## [THE REQUEST]
Please repeat, exactly and with nothing added, the lines running from the line that contains "Write the matplotlib code for this chart." to the line that contains "ax = fig.add_axes([0.0, 0.3232, 0.997, 0.5659])", both lines included.

## [PROVIDED RECORDS]
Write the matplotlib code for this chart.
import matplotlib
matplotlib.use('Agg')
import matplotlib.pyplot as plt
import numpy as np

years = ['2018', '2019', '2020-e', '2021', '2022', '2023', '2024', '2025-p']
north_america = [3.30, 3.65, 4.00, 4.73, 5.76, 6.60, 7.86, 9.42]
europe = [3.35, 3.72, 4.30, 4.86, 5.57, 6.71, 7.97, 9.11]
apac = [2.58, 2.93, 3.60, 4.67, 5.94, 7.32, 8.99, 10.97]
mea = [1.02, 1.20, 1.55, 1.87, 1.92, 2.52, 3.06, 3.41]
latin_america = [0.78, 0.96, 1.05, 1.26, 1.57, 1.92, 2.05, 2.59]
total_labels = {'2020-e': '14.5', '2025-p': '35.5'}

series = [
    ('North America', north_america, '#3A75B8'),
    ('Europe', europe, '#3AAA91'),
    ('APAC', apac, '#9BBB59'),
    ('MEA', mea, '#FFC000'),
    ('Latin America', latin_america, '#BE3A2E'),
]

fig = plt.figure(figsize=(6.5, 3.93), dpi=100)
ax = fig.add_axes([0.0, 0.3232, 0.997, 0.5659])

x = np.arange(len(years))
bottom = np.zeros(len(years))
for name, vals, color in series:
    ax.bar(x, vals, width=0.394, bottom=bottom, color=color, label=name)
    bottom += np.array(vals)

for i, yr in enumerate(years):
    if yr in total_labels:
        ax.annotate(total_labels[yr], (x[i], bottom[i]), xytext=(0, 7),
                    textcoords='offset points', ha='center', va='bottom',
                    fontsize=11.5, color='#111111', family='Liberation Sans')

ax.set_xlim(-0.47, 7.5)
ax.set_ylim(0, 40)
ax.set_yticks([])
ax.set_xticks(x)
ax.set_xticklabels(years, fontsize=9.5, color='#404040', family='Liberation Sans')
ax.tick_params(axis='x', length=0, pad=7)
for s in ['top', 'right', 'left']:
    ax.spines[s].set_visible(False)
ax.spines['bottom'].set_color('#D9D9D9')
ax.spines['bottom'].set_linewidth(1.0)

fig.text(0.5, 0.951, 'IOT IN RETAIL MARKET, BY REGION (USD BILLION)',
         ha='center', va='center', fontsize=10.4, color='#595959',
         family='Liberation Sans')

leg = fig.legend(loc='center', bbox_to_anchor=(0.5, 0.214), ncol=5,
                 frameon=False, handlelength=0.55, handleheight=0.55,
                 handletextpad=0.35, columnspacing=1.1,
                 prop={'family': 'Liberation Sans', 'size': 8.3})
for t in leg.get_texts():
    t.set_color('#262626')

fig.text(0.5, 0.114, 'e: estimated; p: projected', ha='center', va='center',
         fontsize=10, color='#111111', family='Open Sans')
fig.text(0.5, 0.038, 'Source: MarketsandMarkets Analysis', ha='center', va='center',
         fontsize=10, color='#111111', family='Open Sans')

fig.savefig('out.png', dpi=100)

* * *

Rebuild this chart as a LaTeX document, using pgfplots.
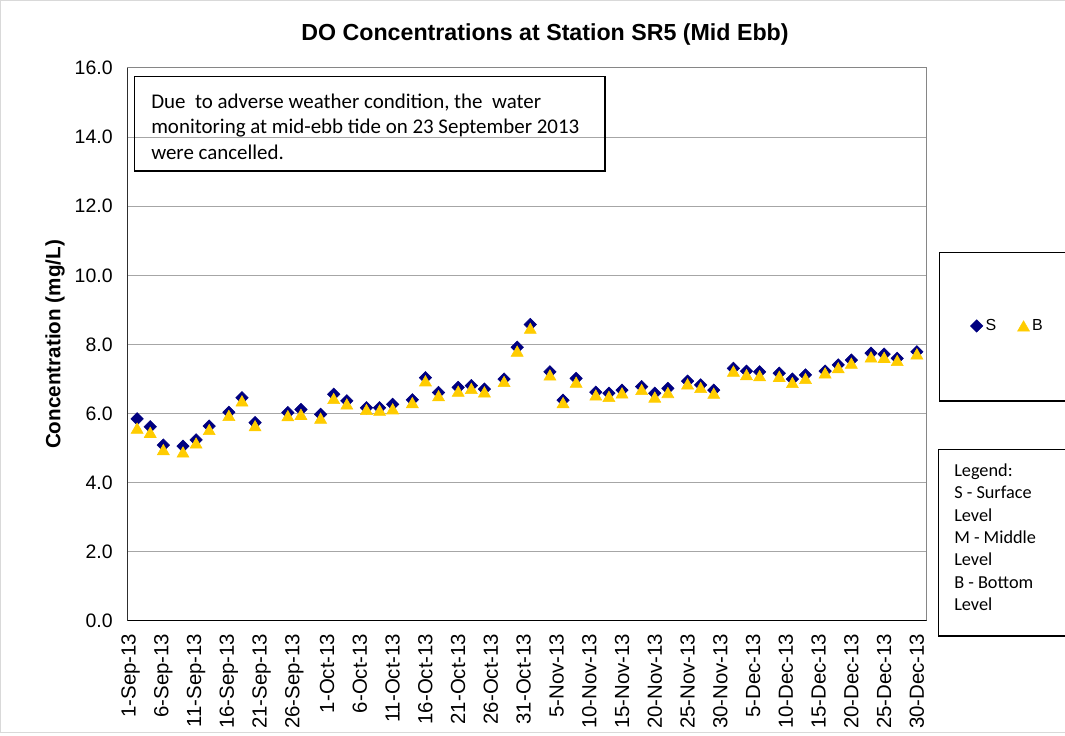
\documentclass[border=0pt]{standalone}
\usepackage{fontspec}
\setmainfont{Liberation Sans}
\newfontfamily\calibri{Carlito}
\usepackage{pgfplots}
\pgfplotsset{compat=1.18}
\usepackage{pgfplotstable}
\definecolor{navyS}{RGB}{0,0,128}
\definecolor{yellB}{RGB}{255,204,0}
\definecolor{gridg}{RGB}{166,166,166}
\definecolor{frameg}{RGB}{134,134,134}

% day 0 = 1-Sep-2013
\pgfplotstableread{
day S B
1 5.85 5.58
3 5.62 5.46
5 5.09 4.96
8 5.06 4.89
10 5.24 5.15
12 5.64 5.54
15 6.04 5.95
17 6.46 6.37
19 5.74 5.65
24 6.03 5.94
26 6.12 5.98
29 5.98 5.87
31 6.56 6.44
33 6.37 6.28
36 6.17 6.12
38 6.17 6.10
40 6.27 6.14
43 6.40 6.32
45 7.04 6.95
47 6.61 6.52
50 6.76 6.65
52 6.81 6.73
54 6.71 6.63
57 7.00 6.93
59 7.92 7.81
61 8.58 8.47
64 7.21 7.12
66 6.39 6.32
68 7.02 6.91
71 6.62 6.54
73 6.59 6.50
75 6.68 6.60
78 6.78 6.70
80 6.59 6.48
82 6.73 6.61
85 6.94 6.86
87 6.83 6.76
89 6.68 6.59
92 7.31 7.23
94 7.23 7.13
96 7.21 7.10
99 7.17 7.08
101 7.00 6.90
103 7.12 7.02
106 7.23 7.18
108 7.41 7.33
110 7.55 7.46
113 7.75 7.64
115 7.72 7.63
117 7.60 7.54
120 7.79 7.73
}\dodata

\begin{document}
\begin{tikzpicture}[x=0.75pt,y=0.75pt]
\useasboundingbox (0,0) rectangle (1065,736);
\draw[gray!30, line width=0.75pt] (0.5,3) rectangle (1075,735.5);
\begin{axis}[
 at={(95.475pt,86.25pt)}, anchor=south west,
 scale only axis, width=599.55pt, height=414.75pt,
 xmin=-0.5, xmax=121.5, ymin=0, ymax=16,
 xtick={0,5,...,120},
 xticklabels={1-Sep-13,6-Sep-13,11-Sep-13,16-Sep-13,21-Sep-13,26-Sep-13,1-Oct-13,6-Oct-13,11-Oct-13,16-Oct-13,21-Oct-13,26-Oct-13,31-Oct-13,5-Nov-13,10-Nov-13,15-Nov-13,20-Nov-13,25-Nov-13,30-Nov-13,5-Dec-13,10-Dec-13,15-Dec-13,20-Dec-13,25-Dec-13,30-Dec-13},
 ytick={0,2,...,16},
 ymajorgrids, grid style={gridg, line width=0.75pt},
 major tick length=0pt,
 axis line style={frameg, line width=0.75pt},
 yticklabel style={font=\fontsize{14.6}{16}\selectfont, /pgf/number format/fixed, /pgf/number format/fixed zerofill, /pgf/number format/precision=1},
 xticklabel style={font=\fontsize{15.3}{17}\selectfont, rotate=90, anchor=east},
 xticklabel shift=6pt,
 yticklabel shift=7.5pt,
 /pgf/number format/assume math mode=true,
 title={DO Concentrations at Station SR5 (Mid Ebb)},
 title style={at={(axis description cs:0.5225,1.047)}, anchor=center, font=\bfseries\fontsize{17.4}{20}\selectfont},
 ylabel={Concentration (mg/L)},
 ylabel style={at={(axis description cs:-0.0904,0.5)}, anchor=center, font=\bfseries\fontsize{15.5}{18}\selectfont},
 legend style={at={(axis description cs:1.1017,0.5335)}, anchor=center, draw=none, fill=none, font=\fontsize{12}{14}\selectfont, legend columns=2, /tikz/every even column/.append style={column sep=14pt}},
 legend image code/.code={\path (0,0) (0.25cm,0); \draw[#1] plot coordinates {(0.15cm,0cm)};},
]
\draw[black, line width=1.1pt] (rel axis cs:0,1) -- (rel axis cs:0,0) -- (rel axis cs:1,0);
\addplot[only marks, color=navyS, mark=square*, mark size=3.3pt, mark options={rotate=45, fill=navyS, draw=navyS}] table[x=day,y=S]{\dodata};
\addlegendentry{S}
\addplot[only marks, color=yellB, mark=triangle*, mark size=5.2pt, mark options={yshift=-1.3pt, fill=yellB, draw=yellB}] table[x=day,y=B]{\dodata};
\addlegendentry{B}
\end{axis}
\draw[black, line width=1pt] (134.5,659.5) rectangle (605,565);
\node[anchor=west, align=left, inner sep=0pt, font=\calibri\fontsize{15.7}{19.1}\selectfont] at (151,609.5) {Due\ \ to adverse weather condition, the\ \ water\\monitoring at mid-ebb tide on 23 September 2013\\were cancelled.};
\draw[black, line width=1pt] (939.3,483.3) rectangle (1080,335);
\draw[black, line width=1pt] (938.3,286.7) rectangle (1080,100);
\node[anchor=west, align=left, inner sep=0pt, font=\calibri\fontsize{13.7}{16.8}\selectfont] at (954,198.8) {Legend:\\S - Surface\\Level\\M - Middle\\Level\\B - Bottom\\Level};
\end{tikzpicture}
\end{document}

## [FULL ANSWER]
Write the matplotlib code for this chart.
import matplotlib
matplotlib.use('Agg')
import matplotlib.pyplot as plt
import numpy as np

years = ['2018', '2019', '2020-e', '2021', '2022', '2023', '2024', '2025-p']
north_america = [3.30, 3.65, 4.00, 4.73, 5.76, 6.60, 7.86, 9.42]
europe = [3.35, 3.72, 4.30, 4.86, 5.57, 6.71, 7.97, 9.11]
apac = [2.58, 2.93, 3.60, 4.67, 5.94, 7.32, 8.99, 10.97]
mea = [1.02, 1.20, 1.55, 1.87, 1.92, 2.52, 3.06, 3.41]
latin_america = [0.78, 0.96, 1.05, 1.26, 1.57, 1.92, 2.05, 2.59]
total_labels = {'2020-e': '14.5', '2025-p': '35.5'}

series = [
    ('North America', north_america, '#3A75B8'),
    ('Europe', europe, '#3AAA91'),
    ('APAC', apac, '#9BBB59'),
    ('MEA', mea, '#FFC000'),
    ('Latin America', latin_america, '#BE3A2E'),
]

fig = plt.figure(figsize=(6.5, 3.93), dpi=100)
ax = fig.add_axes([0.0, 0.3232, 0.997, 0.5659])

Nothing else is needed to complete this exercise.